The piece is built around a conversation with Bitget Wallet’s CMO, Jamie Elkaleh, and its main point is simple. A crypto wallet is no longer just a place where people park assets and forget about them. According to Elkaleh, that idea is outdated. Today’s wallet is turning into something people actually use, day to day, as part of how they manage money in a Web3 environment.
That change did not happen because of buzzwords. It happened because users needed more from their wallets. Elkaleh explains that modern wallets now handle cross-chain trading, let users earn yield on assets that would otherwise sit idle, sometimes reaching around 10 percent APY, and most importantly, make it possible to send and spend money in practical ways. Payments and remittances are no longer side features. They are becoming core use cases.

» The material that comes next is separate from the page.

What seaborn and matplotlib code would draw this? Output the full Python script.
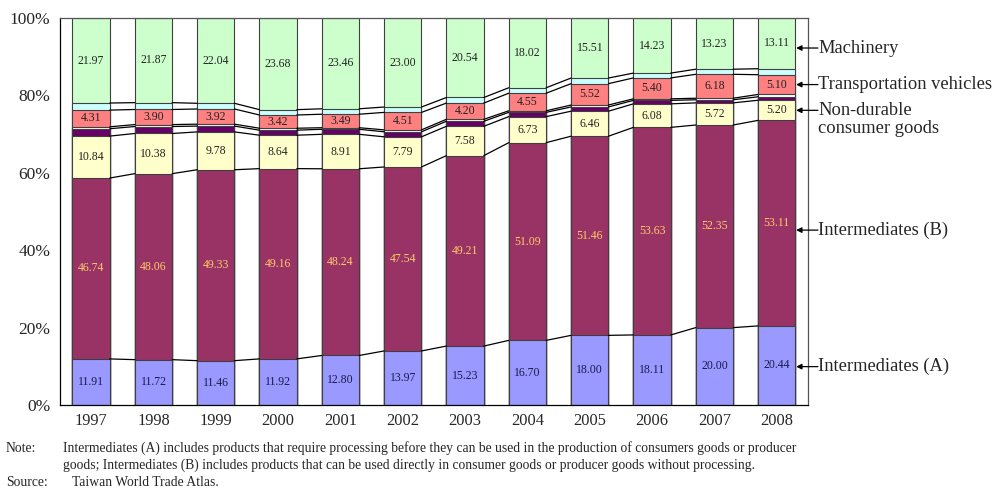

He points out that this matters most in places where the traditional system does not work well. High fees, long delays, and weak local currencies all create problems that wallets can help solve. Elkaleh uses countries like Turkey as an example, where people look for ways to protect their money from inflation and move funds across borders without losing a large portion to intermediaries.
Security remains a major concern, and Elkaleh does not downplay it. He highlights the existence of a $700 million protection fund as part of building trust with users who are being asked to rely on wallets for more than simple storage. For him, this focus is personal. His views are shaped by firsthand exposure to financial inequality, which explains why he keeps returning to the idea of open and fair access rather than speculation.